I came up with a formula that can also be used as a meditation. We'll do it here, as if you're saying all of this to yourself, but it can easily be used with another person. Here it is:

"I love you, still."

Repeat as needed.

As a meditation:

Imagine yourself happy.

Respond to yourself: I love you, still.

Imagine yourself sad or crying.

I love you, still.

Imagine yourself doing the things you do every single day.

I love you, still.

Substitute whatever you're feeling in the moment. Substitute whatever you feel needs that response. Substitute whatever the person you're with is telling you as you practice this with another person. Say it until you mean it. Say it until it reaches every part of your body - or theirs. Say it like it's going to be gas on your fire - because it will be.

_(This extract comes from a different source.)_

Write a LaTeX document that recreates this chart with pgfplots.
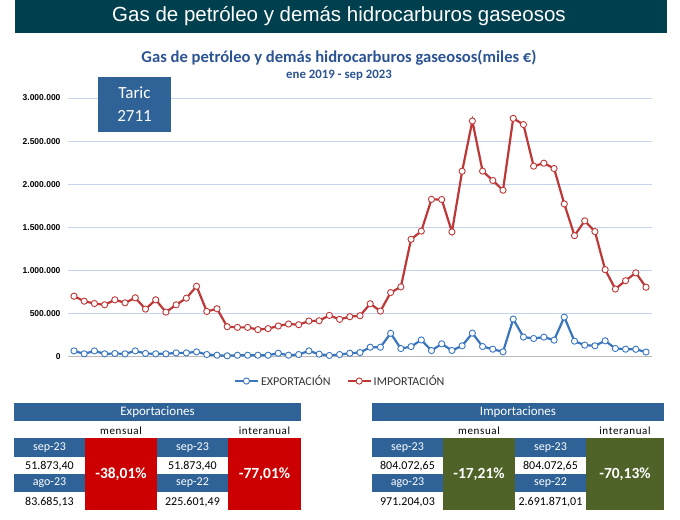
\documentclass[border=0pt]{standalone}
\usepackage{pgfplots}
\pgfplotsset{compat=1.18}
\usepackage{pgfplotstable}
\usepackage{fontspec}
\setmainfont{Carlito}
\newfontfamily\arialfont{Liberation Sans}

\definecolor{banner}{RGB}{0,64,78}
\definecolor{titleblue}{RGB}{44,84,148}
\definecolor{cellblue}{RGB}{47,99,152}
\definecolor{expblue}{RGB}{58,118,190}
\definecolor{impred}{RGB}{190,56,56}
\definecolor{gridblue}{RGB}{196,212,238}
\definecolor{negred}{RGB}{204,0,0}
\definecolor{olive}{RGB}{79,98,40}
\definecolor{legtext}{RGB}{50,50,50}

\newcommand{\fs}[1]{\fontsize{#1bp}{#1bp}\selectfont}

% monthly values, miles EUR, ene 2019 (1) .. sep 2023 (57)
\pgfplotstableread{
m  exp    imp
1  65000  700000
2  31000  642000
3  65000  615000
4  31000  600000
5  35000  658000
6  31000  623000
7  65000  681000
8  35000  550000
9  31000  658000
10 31000  515000
11 42000  600000
12 42000  677000
13 54000  815000
14 23000  523000
15 15000  554000
16 8000   346000
17 15000  338000
18 15000  338000
19 15000  312000
20 15000  323000
21 38000  354000
22 15000  377000
23 23000  369000
24 65000  412000
25 27000  415000
26 12000  477000
27 23000  431000
28 38000  462000
29 46000  473000
30 108000 612000
31 108000 527000
32 269000 742000
33 92000  808000
34 115000 1360000
35 192000 1455000
36 69000  1824000
37 147000 1822000
38 70000  1446000
39 124000 2150000
40 271000 2733000
41 116000 2151000
42 85000  2043000
43 54000  1930000
44 434000 2764000
45 225601 2691871
46 209000 2209000
47 225000 2244000
48 190000 2182000
49 457000 1771000
50 178000 1403000
51 132000 1574000
52 124000 1450000
53 182000 1008000
54 93000  783000
55 85000  880000
56 83685  971204
57 51873  804073
}\flows

\begin{document}
\begin{tikzpicture}
\useasboundingbox (0,0) rectangle (680bp,520bp);
\fill[white] (0,0) rectangle (680bp,520bp);

\begin{scope}[x=1bp,y=1bp]
  \fill[banner] (15,487) rectangle (667,520);
  \node[text=white,inner sep=0pt] at (339,503.5) {\arialfont\fs{20.5}Gas de petróleo y demás hidrocarburos gaseosos};
  \node[text=titleblue,inner sep=0pt,font=\bfseries\fs{16.6}] at (339,462) {Gas de petróleo y demás hidrocarburos gaseosos(miles €)};
  \node[text=titleblue,inner sep=0pt,font=\bfseries\fs{12.8}] at (339,445) {ene 2019 - sep 2023};
\end{scope}

\begin{axis}[
  at={(68bp,163.5bp)}, anchor=south west,
  width=584bp, height=258.5bp, scale only axis,
  xmin=0.413, xmax=57.587, ymin=0, ymax=3000000,
  axis line style={draw=none},
  xtick=\empty,
  scaled y ticks=false,
  ytick={500000,1000000,1500000,2000000,2500000,3000000},
  yticklabels={500.000,1.000.000,1.500.000,2.000.000,2.500.000,3.000.000},
  extra y ticks={0}, extra y tick labels={0},
  extra y tick style={grid style={draw=black!28, line width=1.6bp}},
  ymajorgrids, grid style={draw=gridblue, line width=0.9bp},
  major tick length=0pt,
  yticklabel style={font=\arialfont\bfseries\fs{8.5}, text=black, xshift=-4bp},
  clip=false,
  legend columns=2,
  legend style={at={(0.466,-0.095)}, anchor=center, draw=none, fill=none,
    font=\fs{12}, text=legtext, inner sep=0pt,
    /tikz/every even column/.append style={column sep=14bp}},
  legend image code/.code={
    \draw[mark repeat=2,mark phase=2,#1] plot coordinates {(0bp,0bp) (11.5bp,0bp) (23bp,0bp)};
  },
]
\addplot[expblue, line width=2.2bp, mark=*, mark size=3.1bp,
  mark options={fill=white, draw=expblue, line width=0.9bp}]
  table[x=m,y=exp]{\flows};
\addlegendentry{EXPORTACIÓN}
\addplot[impred, line width=2.2bp, mark=*, mark size=3.1bp,
  mark options={fill=white, draw=impred, line width=0.9bp}]
  table[x=m,y=imp]{\flows};
\addlegendentry{IMPORTACIÓN}
\end{axis}

\begin{scope}[x=1bp,y=1bp]
  % Taric box
  \fill[cellblue] (98,388) rectangle (171,443);
  \node[text=white,inner sep=0pt,font=\fs{17}] at (134.5,427) {Taric};
  \node[text=white,inner sep=0pt,font=\fs{17}] at (134.5,404) {2711};

  % Exportaciones
  \fill[cellblue] (14,99) rectangle (301,117);
  \node[text=white,inner sep=0pt,font=\fs{13}] at (157.5,108) {Exportaciones};
  \node[inner sep=0pt,font=\fs{11}\addfontfeature{LetterSpace=6}] at (121,89) {mensual};
  \node[inner sep=0pt,font=\fs{11}\addfontfeature{LetterSpace=6}] at (264.5,89) {interanual};
  \fill[cellblue] (14,63) rectangle (85,82);
  \fill[cellblue] (14,28) rectangle (85,46);
  \fill[cellblue] (157,63) rectangle (228,82);
  \fill[cellblue] (157,28) rectangle (228,46);
  \fill[negred] (85,10) rectangle (157,82);
  \fill[negred] (228,10) rectangle (301,82);
  \node[text=white,inner sep=0pt,font=\fs{12}] at (49.5,72.5) {sep-23};
  \node[text=white,inner sep=0pt,font=\fs{12}] at (49.5,37) {ago-23};
  \node[text=white,inner sep=0pt,font=\fs{12}] at (192.5,72.5) {sep-23};
  \node[text=white,inner sep=0pt,font=\fs{12}] at (192.5,37) {sep-22};
  \node[inner sep=0pt,font=\fs{12}] at (49.5,54) {51.873,40};
  \node[inner sep=0pt,font=\fs{12}] at (49.5,18) {83.685,13};
  \node[inner sep=0pt,font=\fs{12}] at (192.5,54) {51.873,40};
  \node[inner sep=0pt,font=\fs{12}] at (192.5,18) {225.601,49};
  \node[text=white,inner sep=0pt,font=\bfseries\fs{15.5}] at (121,46) {-38,01\%};
  \node[text=white,inner sep=0pt,font=\bfseries\fs{15.5}] at (264.5,46) {-77,01\%};

  % Importaciones
  \fill[cellblue] (372,99) rectangle (664,117);
  \node[text=white,inner sep=0pt,font=\fs{13}] at (518,108) {Importaciones};
  \node[inner sep=0pt,font=\fs{11}\addfontfeature{LetterSpace=6}] at (479,89) {mensual};
  \node[inner sep=0pt,font=\fs{11}\addfontfeature{LetterSpace=6}] at (625,89) {interanual};
  \fill[cellblue] (372,63) rectangle (443,82);
  \fill[cellblue] (372,28) rectangle (443,46);
  \fill[cellblue] (515,63) rectangle (586,82);
  \fill[cellblue] (515,28) rectangle (586,46);
  \fill[olive] (443,10) rectangle (515,82);
  \fill[olive] (586,10) rectangle (664,82);
  \node[text=white,inner sep=0pt,font=\fs{12}] at (407.5,72.5) {sep-23};
  \node[text=white,inner sep=0pt,font=\fs{12}] at (407.5,37) {ago-23};
  \node[text=white,inner sep=0pt,font=\fs{12}] at (550.5,72.5) {sep-23};
  \node[text=white,inner sep=0pt,font=\fs{12}] at (550.5,37) {sep-22};
  \node[inner sep=0pt,font=\fs{12}] at (407.5,54) {804.072,65};
  \node[inner sep=0pt,font=\fs{12}] at (407.5,18) {971.204,03};
  \node[inner sep=0pt,font=\fs{12}] at (550.5,54) {804.072,65};
  \node[inner sep=0pt,font=\fs{12}] at (550.5,18) {2.691.871,01};
  \node[text=white,inner sep=0pt,font=\bfseries\fs{15.5}] at (479,46) {-17,21\%};
  \node[text=white,inner sep=0pt,font=\bfseries\fs{15.5}] at (625,46) {-70,13\%};
\end{scope}
\end{tikzpicture}
\end{document}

Wanting to change yourself for the better, or wanting the people in your life to better themselves is great, but showing up for yourself or for them with any other attitude than one of unconditional love, is counterproductive.

Always keeping in mind something one of my favorite teachers told me, "Sometimes we make a deposit, other times we make a withdrawal."

Peace out baby,

*Sadhana is Sanskrit meaning directly "a means of accomplishing something," usually used in reference to practice of spiritual exercises. In Kundalini Yoga this refers to a morning practice of about 2.5-3 hours before, during, and after sunrise time.